İzmir’de hızla büyüyen açık hava reklamcılığı konusunda İzmir Büyükşehir Belediyesi ve ilçe belediyeleri tarafından sergilenen “kılıfına uydurma yöntemli” akıl tutulması uygulamalar, İzmir halkının hakkı olan paranın, haksız yere başkalarının cebine gitmesine neden oluyor.
Ve biz soruyoruz..
Sayın Aziz Kocaoğlu, açıkhava reklamcılığı konusunda faaliyet gösteren firmaların oluşturduğu muhtelif reklam mecralarını, önce vergisini tahsil ederek onaylıyorsunuz, bir süre sonra da “kent estetiğine uygun değil” diyerek söktürüyorsunuz.. Madem ki konu kent estetiği, Gündoğdu Meydanı başta olmak üzere sizin İzmir’in en merkezi yerlerine diktirdiğiniz o korkunç çirkinlikteki dev led ekranlara, kat otoparklarının üstüne monte ettirdiğiniz 4 katlı ev büyüklüğündeki led ekranlara, kentin ana caddelerinde inşaat yapan şirketlerin şantiyelerinin yanlarına diktikteki dev led ekranlara ve İzmir’deki tüm elektrik direklerini birbirinden çirkin reklamlarla kaplattırmanıza, NE DİYELİM ?
Şimdi kent estetiği durumundan, “rant estetiği” durumuna gelelim..
Kentin 4 bin adet elektrik direğini bir firmaya yıllık 1.5 – 2 milyon TL gibi komik bir paraya veriyorsunuz, bu firma da yılda minimum 20 – 25 milyon TL para kazanıyor.. Neden bu tür çok yüksek gelirli reklam mecralarını gelir ortaklığı sistemi ile kiralamıyorsunuz da halkın hakkı olan paraları, İzmir’de tek bir dikili ağacı olmayan firmaların cebine pompalıyorsunuz ?
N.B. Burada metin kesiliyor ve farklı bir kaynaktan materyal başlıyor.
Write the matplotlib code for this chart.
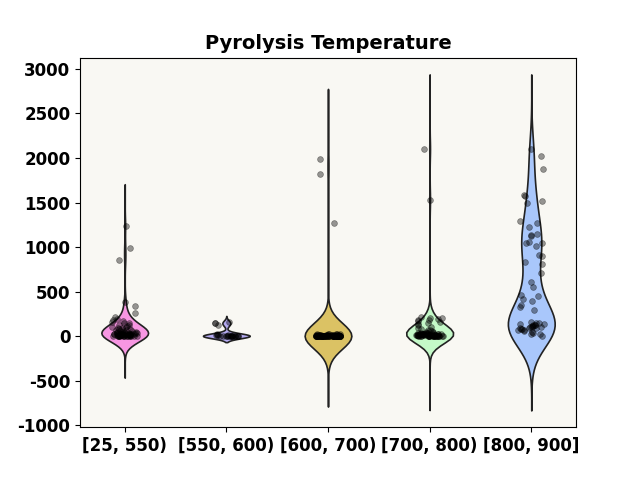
import numpy as np
import pandas as pd
import matplotlib
matplotlib.use("Agg")
import matplotlib.pyplot as plt
import seaborn as sns

plt.rcParams['axes.unicode_minus'] = False

# categorias de temperatura
labels = ["[25, 550)", "[550, 600)", "[600, 700)", "[700, 800)", "[800, 900]"]

# valores
g1 = [1240, 990, 860, 383, 340, 260, 215, 190, 185, 175, 160, 150, 145, 130,
      120, 115, 105, 100, 95, 90, 85, 80, 75, 70, 65, 60, 55, 50, 50, 45, 40,
      40, 35, 30, 30, 25, 25, 20, 20, 15, 15, 10, 10, 8, 5, 5, 3, 0, 0,
      45, 40, 35, 32, 30, 28, 25, 22, 20, 18, 15, 12, 10, 8, 6, 5, 4, 3, 2,
      1, 0, 0, 0, 0, 0]
g2 = [160, 150, 145, 120, 20, 15, 12, 10, 8, 6, 5, 4, 3, 2, 1,
      0, 0, 0, 0, 0, 0, 0, 0, 0, 0]
g3 = [1985, 1823, 1271, 30, 28, 25, 22, 20, 20, 18, 16, 15, 15, 14, 12, 12,
      11, 10, 10, 10, 9, 8, 8, 8, 7, 6, 6, 5, 5, 5, 5, 4, 4, 3, 3, 3, 2, 2,
      2, 1, 1, 1, 0, 0, 0, 0, 0, 0, 0, 0, 0, 0, 0, 0, 0, 0, 0, 0, 0, 0, 0,
      0, 0, 0, 0, 0, 0, 0, 0, 0, 0, 0, 0, 0, 0, 0, 0, 0, 0, 0, 0, 0, 0, 0,
      0, 0, 0, 0, 0, 0]
g4 = [2105, 1533, 218, 205, 200, 190, 185, 180, 175, 160, 150, 140, 120, 100,
      90, 80, 75, 70, 60, 50, 45, 40, 35, 30, 30, 25, 20, 20, 15, 10, 10, 5,
      5, 3, 0, 0, 0, 40, 38, 35, 33, 30, 28, 26, 25, 24, 22, 20, 20, 18, 17,
      16, 15, 14, 12, 12, 10, 10, 9, 8, 7, 6, 5, 5, 4, 3, 3, 2, 2, 1, 1, 0,
      0, 0, 0, 0, 0]
g5 = [2105, 2022, 1872, 1590, 1570, 1515, 1490, 1290, 1270, 1225, 1150, 1130,
      1128, 1052, 1050, 1045, 1015, 913, 895, 835, 812, 707, 605, 550, 462,
      450, 414, 398, 350, 323, 293, 160, 150, 145, 140, 135, 130, 125, 120,
      115, 110, 105, 100, 100, 95, 90, 90, 85, 80, 75, 70, 60, 50, 40, 30,
      20, 0]
groups = [g1, g2, g3, g4, g5]

colors = ["#f796e2", "#b4aaf0", "#dbc264", "#c4f9c8", "#a9c7fb"]
# largura de banda e corte ajustados por grupo
bws = [1.0, 1.0, 1.15, 0.8, 0.85]
cuts = [5.25, 2.4, 5.45, 8.4, 3.7]

df = pd.DataFrame({
    "temp": np.concatenate([[l] * len(g) for l, g in zip(labels, groups)]),
    "val": np.concatenate(groups),
})

np.random.seed(3)
fig, ax = plt.subplots(figsize=(6.4, 4.8), dpi=100)
ax.set_facecolor("#f9f8f3")

for lab, g, col, b, c in zip(labels, groups, colors, bws, cuts):
    sns.violinplot(x=[lab] * len(g), y=g, order=labels, color=col, cut=c,
                   bw_adjust=b, density_norm="width", inner=None, width=0.46,
                   linecolor="#222222", linewidth=1.2, saturation=1, ax=ax)

sns.stripplot(data=df, x="temp", y="val", order=labels, color="black",
              alpha=0.4, size=4.2, jitter=0.13, linewidth=0.5,
              edgecolor="black", ax=ax)

ax.set_xlim(-0.44, 4.44)
ax.set_xlabel("")
ax.set_ylabel("")
ax.set_title("Pyrolysis Temperature", fontsize=14, fontweight="bold")
for t in ax.get_xticklabels():
    t.set_fontsize(12)
    t.set_fontweight("bold")
for t in ax.get_yticklabels():
    t.set_fontsize(12)
    t.set_fontweight("bold")

plt.savefig("out.png", dpi=100)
Sayenizde, İzmir’de ve Çeşme’de ağaçtan çok reklam totemi oluştu.
Belediyeye yıllık 3-5 bin TL vergi ödeyerek diktikleri devasa büyüklükteki totemleri, sezonluk 60-200 bin TL ve üzeri gibi astronomik paralarla kiralayanların aldığı parayı, milyonluk evlerini kiraya verenler alamıyor.
Otobandan Alaçatı’ya girildiği andan itibaren, neredeyse insanların ağzının içine girecek kadar çok olan reklam panoları, totemler, kent estetiğine çok mu uygun ?
Alaçatı’dan Ilıca yönüne girilerek Çeşme yoluna çıkıldığında karşınıza çıkan “totem ormanı” rezilliği, dünyanın neresinde var ?
Her yaz mevsiminde, Çeşme’den 10-15 milyon TL’nin üzerinde gelir elde eden birkaç kişi, belediyeye sadaka verir gibi ödedikleri üç kuruşluk verginin sonrasında kalan parayı kimlerle bölüşüyor da siz, İzmir halkının açık havada muz gibi soyulmasını yıllardır seyretmektesiniz ?
İhaleye fesat karıştırmaktan 4.5 yıl hüküm giymiş bir adamın yakınlarının üzerine tesis ettiği şirketler, İzmir açıkhava reklamcılığının tekeli haline gelirken, kendisine rakip gördüğü firmaların reklam mecraları da sizin tarafınızdan “kent estetiğine uygun değil” gerekçesiyle, üstelik vergisi tahsil edildiği halde sökülürken siz, bu yaptığınıza “halkçı belediyecilik” mi diyorsunuz ?
Aziz Bey, açıkhava reklamcılığı konusunda yükselen pis kokular, Harmandalı çöplüğünden ve İzmir Körfezi’nden yükselen koluları geçti.
Evet biz, Cumhuriyet Halk Partiliyiz ve ama sizin bu akıl almaz işlerinize de sessiz kalmak zorunda değiliz.
Aziz Bey, yakanızdaki rozetin hakkını verin ya da gidin Eskişehir’e, çölden Amsterdam yaratan Prof. Dr. Yılmaz Büyükerşen’den belediyecilik ve etik yönetim dersleri alın, İzmir’e öyle gelin.
Çünkü, CHP hatırına susma devri, bu günden itibaren sona erdi.
İzmir’I sizden bin kat daha iyi yönetecek bir nice insanlar CHP içinde var ve biz, artık susmayacağız.
Onlardan biri, İzmir’i sizden kurtarana kadar.